La lucha contra la COVID-19 también debe consistir en combatir las desigualdades, la estigmatización y la discriminación que esta enfermedad revela y exacerba. Para ello, se requiere un enfoque de derechos humanos sólido. Como señaló el secretario general de la ONU, “las respuestas que se basan en los derechos humanos y los respetan obtienen mejores resultados en cuanto a vencer la pandemia, garantizar la atención médica para todos y preservar la dignidad humana”.

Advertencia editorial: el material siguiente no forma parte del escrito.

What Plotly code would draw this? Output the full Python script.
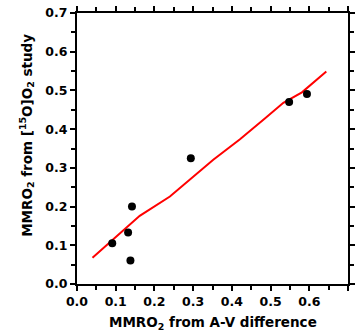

En una declaración reciente, el relator especial sobre la libertad de religión o de creencias instó no solo a los Estados, sino también a los líderes religiosos, la sociedad civil, los medios de comunicación y el público en general, a “que rechacen el odio y la exclusión y a ofrecer apoyo y solidaridad para aquellos que puedan ser víctimas en estos tiempos difíciles”. Y hay muchos ejemplos de personas que están haciendo precisamente eso. Los clérigos están denunciando el discurso de odio de miembros de su propia comunidad religiosa. Las empresas de redes sociales están eliminando noticias falsas. Las comunidades locales se están dando cuenta de que superar la prueba de solidaridad y humanidad compartida que nos plantea este virus es más importante que cualquier diferencia que exista.
Todos debemos estar alertas y no permitir que el virus se use para dividir, crear chivos expiatorios y discriminar. Debemos unirnos para proteger a la mayor cantidad posible de personas tanto de la enfermedad como de los efectos de las medidas de contención, a pesar de lo estresados y asustados que estemos.